A blog on Insights for Professionals lists their top traits to be a world class leader which I found depressingly old-fashioned. They say leaders need to have

  • A strong personality – referencing Lord Sugar
  • Awareness – this is about self-awareness and knowing which decisions they should make and which to delegate
  • Compassion – this is back to the emotional intelligence argument, giving an ability to empathise with team leaders and taking responsibility for the well being of your team
  • Innovate – the ability to improve constantly through small and large innovations

While you can’t exactly disagree with these – though I would phrase them differently and give different examples – they miss the point of leadership entirely.

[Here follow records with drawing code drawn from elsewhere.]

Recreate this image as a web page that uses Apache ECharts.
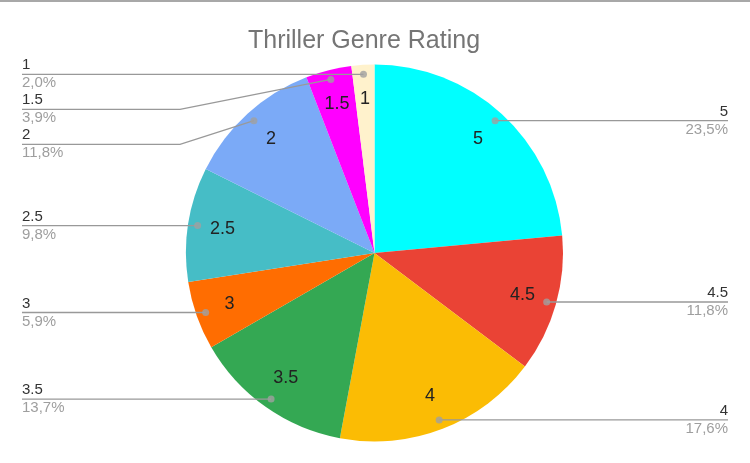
<!DOCTYPE html>
<html><head><meta charset="utf-8">
<script src="https://cdn.jsdelivr.net/npm/echarts@6/dist/echarts.min.js"></script>
<style>html,body{margin:0;padding:0;background:#fff}#wrap{position:relative;width:750px;height:463px}#topline{position:absolute;left:0;top:0;width:750px;height:2px;background:#a8a8a8;z-index:5}#chart{width:750px;height:463px}</style>
</head><body><div id="wrap"><div id="topline"></div><div id="chart"></div></div>
<script>
const chartTitle = 'Thriller Genre Rating';
const categories = ['5', '4.5', '4', '3.5', '3', '2.5', '2', '1.5', '1'];
const counts = [12, 6, 9, 7, 3, 5, 6, 2, 1];
const colors = ['#00ffff', '#ea4335', '#fbbc04', '#34a853', '#ff6d01', '#46bdc6', '#7baaf7', '#ff00ff', '#fff2cc'];

const W = 750, CX = 374.5, CY = 253, R = 188.5, DOT_R = 179, EDGE = 22;
const total = counts.reduce((a, b) => a + b, 0);
const pct = v => (v / total * 100).toFixed(1).replace('.', ',') + '%';
const pieData = categories.map((c, i) => ({ name: c, value: counts[i] }));
let cum = 0;
const dotData = counts.map(v => { const mid = cum + v / 2; cum += v; return [DOT_R, mid]; });
const FONT = '"Liberation Sans", Arial, sans-serif';

const chart = echarts.init(document.getElementById('chart'), null, { renderer: 'canvas' });
chart.setOption({
  animation: false,
  color: colors,
  title: { text: chartTitle, left: 243, top: 24, textStyle: { fontFamily: FONT, fontSize: 25, fontWeight: 'normal', color: '#757575' } },
  polar: { center: [CX, CY], radius: R },
  angleAxis: { type: 'value', min: 0, max: total, startAngle: 90, clockwise: true, show: false },
  radiusAxis: { type: 'value', min: 0, max: R, show: false },
  series: [
    { type: 'pie', z: 2, center: [CX, CY], radius: R, startAngle: 90, clockwise: true, data: pieData,
      label: { show: false }, labelLine: { show: false }, itemStyle: { borderWidth: 0 }, silent: true, emphasis: { disabled: true } },
    { type: 'pie', z: 3, center: [CX, CY], radius: [R * 0.6, R], startAngle: 90, clockwise: true, data: pieData,
      itemStyle: { color: 'rgba(0,0,0,0)', borderWidth: 0 }, avoidLabelOverlap: false, silent: true, emphasis: { disabled: true },
      label: { show: true, position: 'inside', formatter: '{b}', fontFamily: FONT, fontSize: 18, color: '#222', padding: [4, 0, 0, 0] },
      labelLine: { show: false } },
    { type: 'pie', z: 4, center: [CX, CY], radius: DOT_R, startAngle: 90, clockwise: true, data: pieData,
      itemStyle: { color: 'rgba(0,0,0,0)', borderWidth: 0 }, silent: true, emphasis: { disabled: true },
      label: { show: true, position: 'outer', alignTo: 'edge', edgeDistance: EDGE, distanceToLabelLine: 0,
        formatter: p => '{n|' + p.name + '}\n{p|' + pct(p.value) + '}',
        rich: {
          n: { fontFamily: FONT, fontSize: 15, color: '#333', lineHeight: 18 },
          p: { fontFamily: FONT, fontSize: 15, color: '#9e9e9e', lineHeight: 18 }
        } },
      labelLine: { show: true, length: 0, length2: 0, lineStyle: { color: '#999', width: 1.3 } },
      labelLayout: function (params) {
        const pts = params.labelLinePoints;
        if (!pts || pts.length < 3) return {};
        const left = pts[2][0] < CX;
        const y = pts[2][1];
        const bendX = left ? CX - R - 6 : CX + R + 6;
        const endX = left ? EDGE : W - EDGE;
        return { labelLinePoints: [pts[0], [bendX, y], [endX, y]] };
      } },
    { type: 'scatter', z: 10, coordinateSystem: 'polar', data: dotData, symbolSize: 7, itemStyle: { color: '#a0a0a0' }, silent: true }
  ]
});
</script></body></html>
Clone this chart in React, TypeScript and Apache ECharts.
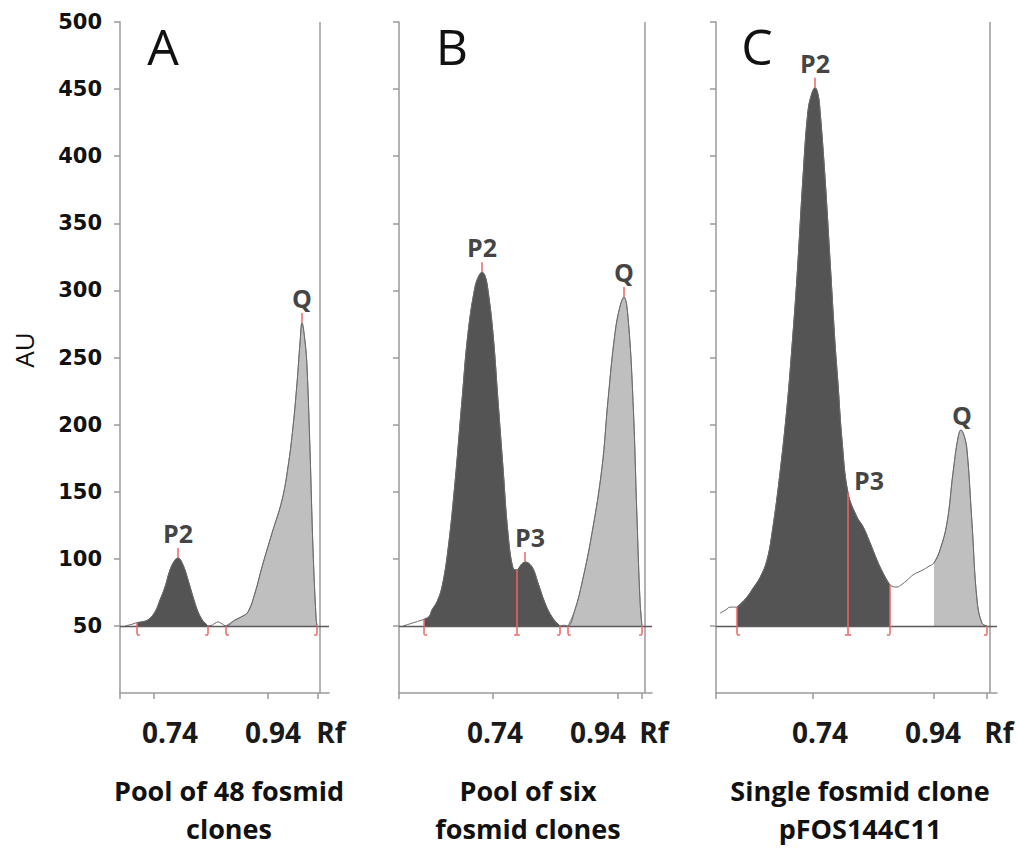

Leadership is about strategy and vision, ensuring the strategy is understood and delivered across an organisation and getting the best out of people.  This latter includes finding and developing great people and motivating them to do the best they are capable of. I personally do think emotional intelligence is critical but also recognise that intellect is increasingly important to make sense of the political and technology challenges around us and find a position for their own business within these.  But in the end, business success stands or falls by its people and it is this ability to ‘lead’ that makes for stand out leaders.

For me, this leadership quality is summed up in a recent FT interview with Dany Cotton, the first woman to head up the London Fire Brigade. In charge on the night of the Grenfell Tower tragedy, Helen Warrell the journalist says, “If you were standing in a burning building, she is the person you would want scaling the ladder to your rescue… [she] combines warmth with absolute authority … and can switch instantly to a steelier, strategic mode.”

What traits do you think make for a world class leader, especially in manufacturing and industrial sectors? Is there anything different about leading in these sectors? Please do share your thoughts.